1.2 RULES OF CONSTRUCTION.
Unless the context otherwise requires: (a) a term has the meaning
assigned to it by this Agreement; (b) an accounting term not otherwise defined
has the meaning assigned to it in accordance with generally accepted accounting
principles in effect in the United States of America; (c) "or" is not exclusive;
and (d) words in the singular include the plural, and in the plural include the
singular. The language used in this Agreement shall be deemed to be the language
chosen by the parties to express their mutual intent, and no rule of strict
construction shall be applied against any party. Any references to any statute
or law shall also refer to all rules and regulations promulgated thereunder,
unless the context requires otherwise.
ARTICLE II
BOARD COMPOSITION AND VOTING AGREEMENTS
2.1 BOARD COMPOSITION.
The Restricted Stockholders will vote their shares of Common Stock to
elect the following directors:
(i) Xxxxx Xxxxxx, and four (4) additional directors
designated by the PCP Entities (the "PCP Directors").

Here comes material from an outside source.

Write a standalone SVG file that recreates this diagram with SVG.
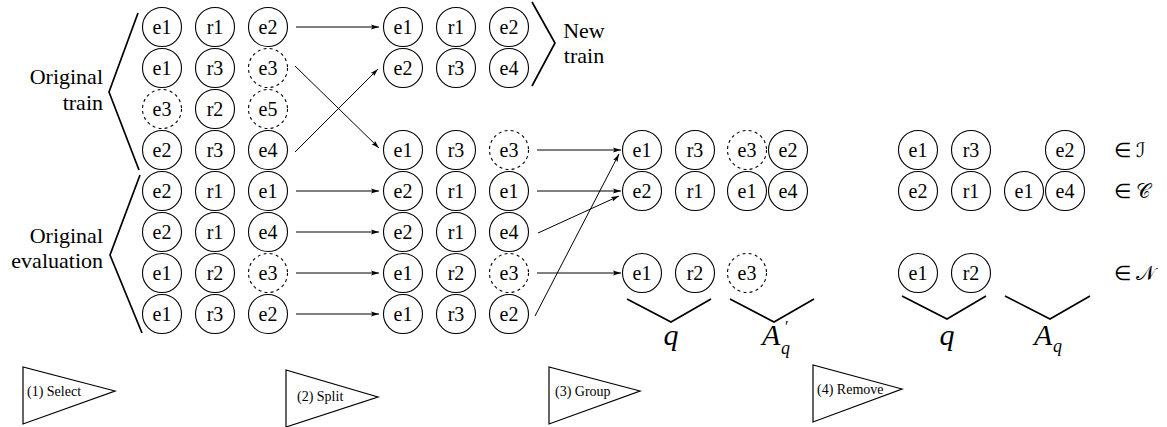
<svg xmlns="http://www.w3.org/2000/svg" width="1167" height="427" viewBox="0 0 1167 427">
<style>
text{font-family:'Liberation Serif',serif}
.n circle{fill:#fff;stroke:#000;stroke-width:1.1}
.n.d circle{stroke-dasharray:3 3.2}
.n text{font-size:20px;text-anchor:middle;fill:#000}
.br{fill:none;stroke:#000;stroke-width:1.7}
.lbl{font-size:22px;fill:#000}
.ar{stroke:#000;stroke-width:1;fill:none;marker-end:url(#ah)}
.tri polygon{fill:#fff;stroke:#000;stroke-width:1.2}
.tri text{font-size:14px;fill:#000}
.m{font-style:italic;font-size:30px;fill:#000}
.el{font-size:20px;fill:#000}
</style>
<defs>
<marker id="ah" markerWidth="9" markerHeight="6" refX="8" refY="3" orient="auto" markerUnits="userSpaceOnUse">
<path d="M0,0.6 L8,3 L0,5.4 L1.5,3 z" fill="#000"/>
</marker>
</defs>

<g id="orig-train">
<polyline class="br" points="138,13 109,92 139,170"/>
<text class="lbl" x="103" y="84" text-anchor="end">Original</text>
<text class="lbl" x="103" y="110" text-anchor="end">train</text>
</g>
<g id="orig-eval">
<polyline class="br" points="140,175 110,255 142,333"/>
<text class="lbl" x="103" y="243" text-anchor="end">Original</text>
<text class="lbl" x="103" y="268" text-anchor="end">evaluation</text>
</g>
<g id="new-train">
<polyline class="br" points="532,2 555,43 532,86"/>
<text class="lbl" x="584" y="38" text-anchor="middle">New</text>
<text class="lbl" x="584" y="63" text-anchor="middle">train</text>
</g>

<g id="L1a" class="n"><circle cx="162" cy="27" r="19.5"/><text x="162" y="34">e1</text></g>
<g id="L1b" class="n"><circle cx="215" cy="27" r="19.5"/><text x="215" y="34">r1</text></g>
<g id="L1c" class="n"><circle cx="268" cy="27" r="19.5"/><text x="268" y="34">e2</text></g>
<g id="L2a" class="n"><circle cx="162" cy="68" r="19.5"/><text x="162" y="75">e1</text></g>
<g id="L2b" class="n"><circle cx="215" cy="68" r="19.5"/><text x="215" y="75">r3</text></g>
<g id="L2c" class="n d"><circle cx="268" cy="68" r="19.5"/><text x="268" y="75">e3</text></g>
<g id="L3a" class="n d"><circle cx="162" cy="109" r="19.5"/><text x="162" y="116">e3</text></g>
<g id="L3b" class="n"><circle cx="215" cy="109" r="19.5"/><text x="215" y="116">r2</text></g>
<g id="L3c" class="n d"><circle cx="268" cy="109" r="19.5"/><text x="268" y="116">e5</text></g>
<g id="L4a" class="n"><circle cx="162" cy="150" r="19.5"/><text x="162" y="157">e2</text></g>
<g id="L4b" class="n"><circle cx="215" cy="150" r="19.5"/><text x="215" y="157">r3</text></g>
<g id="L4c" class="n"><circle cx="268" cy="150" r="19.5"/><text x="268" y="157">e4</text></g>
<g id="L5a" class="n"><circle cx="162" cy="191" r="19.5"/><text x="162" y="198">e2</text></g>
<g id="L5b" class="n"><circle cx="215" cy="191" r="19.5"/><text x="215" y="198">r1</text></g>
<g id="L5c" class="n"><circle cx="268" cy="191" r="19.5"/><text x="268" y="198">e1</text></g>
<g id="L6a" class="n"><circle cx="162" cy="232" r="19.5"/><text x="162" y="239">e2</text></g>
<g id="L6b" class="n"><circle cx="215" cy="232" r="19.5"/><text x="215" y="239">r1</text></g>
<g id="L6c" class="n"><circle cx="268" cy="232" r="19.5"/><text x="268" y="239">e4</text></g>
<g id="L7a" class="n"><circle cx="162" cy="273" r="19.5"/><text x="162" y="280">e1</text></g>
<g id="L7b" class="n"><circle cx="215" cy="273" r="19.5"/><text x="215" y="280">r2</text></g>
<g id="L7c" class="n d"><circle cx="268" cy="273" r="19.5"/><text x="268" y="280">e3</text></g>
<g id="L8a" class="n"><circle cx="162" cy="314" r="19.5"/><text x="162" y="321">e1</text></g>
<g id="L8b" class="n"><circle cx="215" cy="314" r="19.5"/><text x="215" y="321">r3</text></g>
<g id="L8c" class="n"><circle cx="268" cy="314" r="19.5"/><text x="268" y="321">e2</text></g>

<g id="M1a" class="n"><circle cx="403" cy="27" r="19.5"/><text x="403" y="34">e1</text></g>
<g id="M1b" class="n"><circle cx="456" cy="27" r="19.5"/><text x="456" y="34">r1</text></g>
<g id="M1c" class="n"><circle cx="509" cy="27" r="19.5"/><text x="509" y="34">e2</text></g>
<g id="M2a" class="n"><circle cx="403" cy="68" r="19.5"/><text x="403" y="75">e2</text></g>
<g id="M2b" class="n"><circle cx="456" cy="68" r="19.5"/><text x="456" y="75">r3</text></g>
<g id="M2c" class="n"><circle cx="509" cy="68" r="19.5"/><text x="509" y="75">e4</text></g>
<g id="M3a" class="n"><circle cx="403" cy="150" r="19.5"/><text x="403" y="157">e1</text></g>
<g id="M3b" class="n"><circle cx="456" cy="150" r="19.5"/><text x="456" y="157">r3</text></g>
<g id="M3c" class="n d"><circle cx="509" cy="150" r="19.5"/><text x="509" y="157">e3</text></g>
<g id="M4a" class="n"><circle cx="403" cy="191" r="19.5"/><text x="403" y="198">e2</text></g>
<g id="M4b" class="n"><circle cx="456" cy="191" r="19.5"/><text x="456" y="198">r1</text></g>
<g id="M4c" class="n"><circle cx="509" cy="191" r="19.5"/><text x="509" y="198">e1</text></g>
<g id="M5a" class="n"><circle cx="403" cy="232" r="19.5"/><text x="403" y="239">e2</text></g>
<g id="M5b" class="n"><circle cx="456" cy="232" r="19.5"/><text x="456" y="239">r1</text></g>
<g id="M5c" class="n"><circle cx="509" cy="232" r="19.5"/><text x="509" y="239">e4</text></g>
<g id="M6a" class="n"><circle cx="403" cy="273" r="19.5"/><text x="403" y="280">e1</text></g>
<g id="M6b" class="n"><circle cx="456" cy="273" r="19.5"/><text x="456" y="280">r2</text></g>
<g id="M6c" class="n d"><circle cx="509" cy="273" r="19.5"/><text x="509" y="280">e3</text></g>
<g id="M7a" class="n"><circle cx="403" cy="314" r="19.5"/><text x="403" y="321">e1</text></g>
<g id="M7b" class="n"><circle cx="456" cy="314" r="19.5"/><text x="456" y="321">r3</text></g>
<g id="M7c" class="n"><circle cx="509" cy="314" r="19.5"/><text x="509" y="321">e2</text></g>

<g id="G1a" class="n"><circle cx="642" cy="150" r="19.5"/><text x="642" y="157">e1</text></g>
<g id="G1b" class="n"><circle cx="695" cy="150" r="19.5"/><text x="695" y="157">r3</text></g>
<g id="G1c" class="n d"><circle cx="747" cy="150" r="19.5"/><text x="747" y="157">e3</text></g>
<g id="G1d" class="n"><circle cx="788" cy="150" r="19.5"/><text x="788" y="157">e2</text></g>
<g id="G2a" class="n"><circle cx="642" cy="191" r="19.5"/><text x="642" y="198">e2</text></g>
<g id="G2b" class="n"><circle cx="695" cy="191" r="19.5"/><text x="695" y="198">r1</text></g>
<g id="G2c" class="n"><circle cx="747" cy="191" r="19.5"/><text x="747" y="198">e1</text></g>
<g id="G2d" class="n"><circle cx="788" cy="191" r="19.5"/><text x="788" y="198">e4</text></g>
<g id="G3a" class="n"><circle cx="642" cy="273" r="19.5"/><text x="642" y="280">e1</text></g>
<g id="G3b" class="n"><circle cx="695" cy="273" r="19.5"/><text x="695" y="280">r2</text></g>
<g id="G3c" class="n d"><circle cx="747" cy="273" r="19.5"/><text x="747" y="280">e3</text></g>

<g id="R1a" class="n"><circle cx="918" cy="150" r="19.5"/><text x="918" y="157">e1</text></g>
<g id="R1b" class="n"><circle cx="971" cy="150" r="19.5"/><text x="971" y="157">r3</text></g>
<g id="R1d" class="n"><circle cx="1065" cy="150" r="19.5"/><text x="1065" y="157">e2</text></g>
<g id="R2a" class="n"><circle cx="918" cy="191" r="19.5"/><text x="918" y="198">e2</text></g>
<g id="R2b" class="n"><circle cx="971" cy="191" r="19.5"/><text x="971" y="198">r1</text></g>
<g id="R2c" class="n"><circle cx="1024" cy="191" r="19.5"/><text x="1024" y="198">e1</text></g>
<g id="R2d" class="n"><circle cx="1065" cy="191" r="19.5"/><text x="1065" y="198">e4</text></g>
<g id="R3a" class="n"><circle cx="918" cy="273" r="19.5"/><text x="918" y="280">e1</text></g>
<g id="R3b" class="n"><circle cx="971" cy="273" r="19.5"/><text x="971" y="280">r2</text></g>

<g id="set-labels">
<text class="el" x="1114" y="157">∈ ℐ</text>
<text class="el" x="1114" y="198">∈ 𝒞</text>
<text class="el" x="1114" y="280">∈ 𝒩</text>
</g>

<g id="brace-q1"><polyline class="br" points="627,299 671,322 711,299"/><text class="m" x="671" y="345" text-anchor="middle">q</text></g>
<g id="brace-a1"><polyline class="br" points="730,299 774,322 814,299"/><text class="m" x="762" y="345">A<tspan font-size="16" font-style="normal" x="785" y="332">′</tspan><tspan font-size="18" x="781" y="354">q</tspan></text></g>
<g id="brace-q2"><polyline class="br" points="902,296 947,319 986,296"/><text class="m" x="947" y="345" text-anchor="middle">q</text></g>
<g id="brace-a2"><polyline class="br" points="1005,296 1050,319 1090,296"/><text class="m" x="1034" y="345">A<tspan font-size="18" x="1053" y="352">q</tspan></text></g>

<g id="connectors">
<line class="ar" x1="296" y1="27" x2="379" y2="27"/>
<line class="ar" x1="295" y1="66" x2="379" y2="148"/>
<line class="ar" x1="295" y1="152" x2="378" y2="69"/>
<line class="ar" x1="296" y1="191" x2="379" y2="191"/>
<line class="ar" x1="296" y1="232" x2="379" y2="232"/>
<line class="ar" x1="296" y1="273" x2="379" y2="273"/>
<line class="ar" x1="296" y1="314" x2="379" y2="314"/>
<line class="ar" x1="537" y1="150" x2="621" y2="150"/>
<line class="ar" x1="537" y1="191" x2="621" y2="191"/>
<line class="ar" x1="538" y1="233" x2="619" y2="196"/>
<line class="ar" x1="537" y1="273" x2="621" y2="273"/>
<line class="ar" x1="535" y1="316" x2="619" y2="154"/>
</g>

<g id="step1" class="tri"><polygon points="23,367 23,424 115,391"/><text x="27" y="396">(1) Select</text></g>
<g id="step2" class="tri"><polygon points="286,370 286,427 378,397"/><text x="297" y="401">(2) Split</text></g>
<g id="step3" class="tri"><polygon points="549,367 549,424 640,391"/><text x="555" y="396">(3) Group</text></g>
<g id="step4" class="tri"><polygon points="813,365 813,422 902,389"/><text x="817" y="394">(4) Remove</text></g>
</svg>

(ii) One (1) director nominated by Mitsui.
(iii) Three (3) Independent Directors.
If Mitsui elects not to designate a person for the position of director
of the Company, Mitsui shall have the right to nominate a non-voting observer to
the Board of Directors of the Company (the "Observer"). The Restricted
Stockholders shall cause their nominees on the Board of Directors of the Company
to permit the Observer to participate in all meetings of the Board of Directors
of the Company. The Observer shall be entitled to receive all materials and
information distributed to directors of the Company and shall have access to the
Company's management and records as if such Observer were a director.
2.2 COMPOSITION OF COMMITTEES OF THE BOARD OF DIRECTORS.
The Restricted Stockholders shall use their reasonable best efforts to
have the Compensation and Stock Option Committee of the Board of Directors of
the Company consist of four persons as follows:
(i) Xxxxx Xxxxxx and one (1) additional PCP Director.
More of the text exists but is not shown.